Any profit or loss arising on cancellation or renewal of forward exchange contracts is recognised as
income or expense for the year.
e) Derivatives:
Where the Company has entered into derivative contracts such as interest rate swaps, currency
swaps and currency options, to hedge risk associated with interest and foreign currency
fluctuations relating to firm commitments where these exposures exist at the Balance Sheet date
the hedging instruments are initially measured at fair value, and are remeasured at subsequent
reporting dates. The revalorisation gain or loss on Mark-to-Market (MTM) is generally recognised
in the Consolidated Statement of Profit and Loss each year. However on account of option
exercised as per (c) above MTM gains and losses on instruments intended to hedge long-term
foreign currency borrowings utilised to acquire depreciable assets are recognised to offset foreign
exchange fluctuation differences on such long-term foreign currency borrowings.
f) Changes in fair value of derivative instruments intended to hedge future exposures resulting out of
‘highly probable forecast transactions’ such as exports, is determined as effective hedges of future
cash flows, which are recognised directly under ‘Hedging reserve’ in Shareholders’ funds, and the
ineffective portion, if any, is recognised immediately in the Consolidated Statement of Profit and
Loss. Changes in the fair value of derivative financial instruments that do not qualify for hedge
accounting are recognised in the Consolidated Statement of Profit and Loss.

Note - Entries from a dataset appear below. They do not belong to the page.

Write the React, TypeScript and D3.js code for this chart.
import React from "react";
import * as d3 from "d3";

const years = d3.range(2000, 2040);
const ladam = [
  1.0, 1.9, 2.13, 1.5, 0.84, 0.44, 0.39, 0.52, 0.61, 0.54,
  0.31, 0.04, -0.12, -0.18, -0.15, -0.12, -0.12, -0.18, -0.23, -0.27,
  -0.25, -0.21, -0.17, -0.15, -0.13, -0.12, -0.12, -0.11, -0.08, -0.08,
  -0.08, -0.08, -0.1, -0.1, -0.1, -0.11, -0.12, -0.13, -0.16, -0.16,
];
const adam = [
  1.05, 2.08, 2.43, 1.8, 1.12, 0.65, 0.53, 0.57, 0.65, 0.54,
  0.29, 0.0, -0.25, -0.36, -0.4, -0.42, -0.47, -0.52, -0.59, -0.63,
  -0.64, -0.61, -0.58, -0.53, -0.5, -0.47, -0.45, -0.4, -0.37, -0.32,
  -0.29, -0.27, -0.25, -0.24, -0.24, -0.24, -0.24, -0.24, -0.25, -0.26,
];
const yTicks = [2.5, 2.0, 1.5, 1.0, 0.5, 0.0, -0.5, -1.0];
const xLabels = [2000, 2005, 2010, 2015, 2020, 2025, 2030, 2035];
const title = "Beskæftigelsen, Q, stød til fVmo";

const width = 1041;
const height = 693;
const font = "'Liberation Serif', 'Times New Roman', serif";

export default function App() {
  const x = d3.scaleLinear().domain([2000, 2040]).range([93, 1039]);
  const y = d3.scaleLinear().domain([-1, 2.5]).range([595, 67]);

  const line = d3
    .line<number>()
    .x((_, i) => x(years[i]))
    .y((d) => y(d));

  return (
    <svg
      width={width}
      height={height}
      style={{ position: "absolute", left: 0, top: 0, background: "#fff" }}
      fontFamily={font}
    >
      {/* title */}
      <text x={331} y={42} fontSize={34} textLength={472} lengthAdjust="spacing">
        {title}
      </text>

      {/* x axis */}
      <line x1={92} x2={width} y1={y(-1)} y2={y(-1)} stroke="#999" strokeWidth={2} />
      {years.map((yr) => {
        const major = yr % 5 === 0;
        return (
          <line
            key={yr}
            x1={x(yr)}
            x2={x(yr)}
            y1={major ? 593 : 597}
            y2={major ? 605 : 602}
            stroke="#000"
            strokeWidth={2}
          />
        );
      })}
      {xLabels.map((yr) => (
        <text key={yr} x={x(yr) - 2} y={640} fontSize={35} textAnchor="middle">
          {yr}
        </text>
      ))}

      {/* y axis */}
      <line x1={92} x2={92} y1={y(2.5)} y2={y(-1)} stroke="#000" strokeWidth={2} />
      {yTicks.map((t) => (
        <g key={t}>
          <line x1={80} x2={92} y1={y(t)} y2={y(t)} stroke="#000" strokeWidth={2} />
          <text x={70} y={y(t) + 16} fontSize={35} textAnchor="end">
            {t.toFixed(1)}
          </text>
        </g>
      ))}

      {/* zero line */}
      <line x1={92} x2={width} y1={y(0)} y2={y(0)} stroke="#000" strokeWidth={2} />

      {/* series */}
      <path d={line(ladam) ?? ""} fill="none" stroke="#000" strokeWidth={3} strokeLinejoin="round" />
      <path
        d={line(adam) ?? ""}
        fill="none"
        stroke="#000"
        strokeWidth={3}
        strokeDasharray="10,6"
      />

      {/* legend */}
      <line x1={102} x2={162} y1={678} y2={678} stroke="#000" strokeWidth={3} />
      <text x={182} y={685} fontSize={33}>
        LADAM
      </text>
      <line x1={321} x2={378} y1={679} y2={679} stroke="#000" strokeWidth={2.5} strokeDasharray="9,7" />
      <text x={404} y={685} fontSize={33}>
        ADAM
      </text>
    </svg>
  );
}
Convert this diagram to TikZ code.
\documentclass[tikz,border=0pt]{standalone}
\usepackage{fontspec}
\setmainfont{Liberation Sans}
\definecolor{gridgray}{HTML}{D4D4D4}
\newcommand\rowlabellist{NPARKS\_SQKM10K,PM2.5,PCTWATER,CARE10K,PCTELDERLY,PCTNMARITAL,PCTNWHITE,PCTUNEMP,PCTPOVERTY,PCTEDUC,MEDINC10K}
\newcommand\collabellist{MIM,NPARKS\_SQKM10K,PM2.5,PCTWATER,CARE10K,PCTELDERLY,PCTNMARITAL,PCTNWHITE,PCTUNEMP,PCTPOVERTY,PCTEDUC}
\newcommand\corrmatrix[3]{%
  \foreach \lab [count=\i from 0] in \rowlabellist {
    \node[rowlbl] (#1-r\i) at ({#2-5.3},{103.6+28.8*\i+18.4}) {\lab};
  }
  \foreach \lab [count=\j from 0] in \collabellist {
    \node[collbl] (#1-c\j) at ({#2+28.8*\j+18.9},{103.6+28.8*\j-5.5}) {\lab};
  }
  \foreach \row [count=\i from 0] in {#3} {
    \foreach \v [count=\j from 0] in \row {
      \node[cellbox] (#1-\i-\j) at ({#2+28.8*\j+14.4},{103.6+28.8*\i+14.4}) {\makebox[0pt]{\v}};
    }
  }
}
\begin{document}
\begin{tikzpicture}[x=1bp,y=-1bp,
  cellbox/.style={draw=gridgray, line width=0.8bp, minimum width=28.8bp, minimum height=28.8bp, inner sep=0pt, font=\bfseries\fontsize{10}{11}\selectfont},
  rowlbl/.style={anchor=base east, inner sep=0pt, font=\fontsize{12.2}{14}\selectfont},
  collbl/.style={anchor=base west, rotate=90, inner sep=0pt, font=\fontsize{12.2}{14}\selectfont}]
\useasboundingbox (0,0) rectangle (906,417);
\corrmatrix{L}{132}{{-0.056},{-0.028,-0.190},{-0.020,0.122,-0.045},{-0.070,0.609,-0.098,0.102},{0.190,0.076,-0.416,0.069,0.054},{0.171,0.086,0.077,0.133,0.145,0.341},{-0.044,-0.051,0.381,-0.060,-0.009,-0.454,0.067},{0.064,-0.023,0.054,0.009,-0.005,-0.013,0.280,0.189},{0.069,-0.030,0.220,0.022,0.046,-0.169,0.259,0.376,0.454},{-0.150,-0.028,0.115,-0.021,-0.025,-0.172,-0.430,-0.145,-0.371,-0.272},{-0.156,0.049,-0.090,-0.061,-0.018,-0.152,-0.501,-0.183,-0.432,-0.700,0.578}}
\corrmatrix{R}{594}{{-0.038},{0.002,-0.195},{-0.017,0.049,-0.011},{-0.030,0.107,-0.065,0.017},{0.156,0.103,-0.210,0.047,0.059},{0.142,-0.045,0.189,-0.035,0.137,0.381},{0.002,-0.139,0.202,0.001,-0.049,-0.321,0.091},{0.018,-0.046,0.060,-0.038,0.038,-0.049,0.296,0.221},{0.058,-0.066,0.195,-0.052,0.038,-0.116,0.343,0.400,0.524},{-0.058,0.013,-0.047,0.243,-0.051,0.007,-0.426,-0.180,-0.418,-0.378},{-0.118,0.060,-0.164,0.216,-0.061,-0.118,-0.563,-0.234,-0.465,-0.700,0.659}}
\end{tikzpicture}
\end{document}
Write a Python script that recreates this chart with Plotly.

Hedge accounting is discontinued when the hedging instrument expires or is sold, terminated or
exercised or no longer qualifies for hedge accounting. At that time, for forecasted transactions, any
cumulative gain or loss on the hedging instrument recognised in Shareholders’ funds is retained
there until the forecasted transaction occurs. If a hedged transaction is no longer expected to occur,
the net cumulative gain or loss recognised in Shareholders’ funds is transferred to the Consolidated
Statement of Profit and Loss for the period.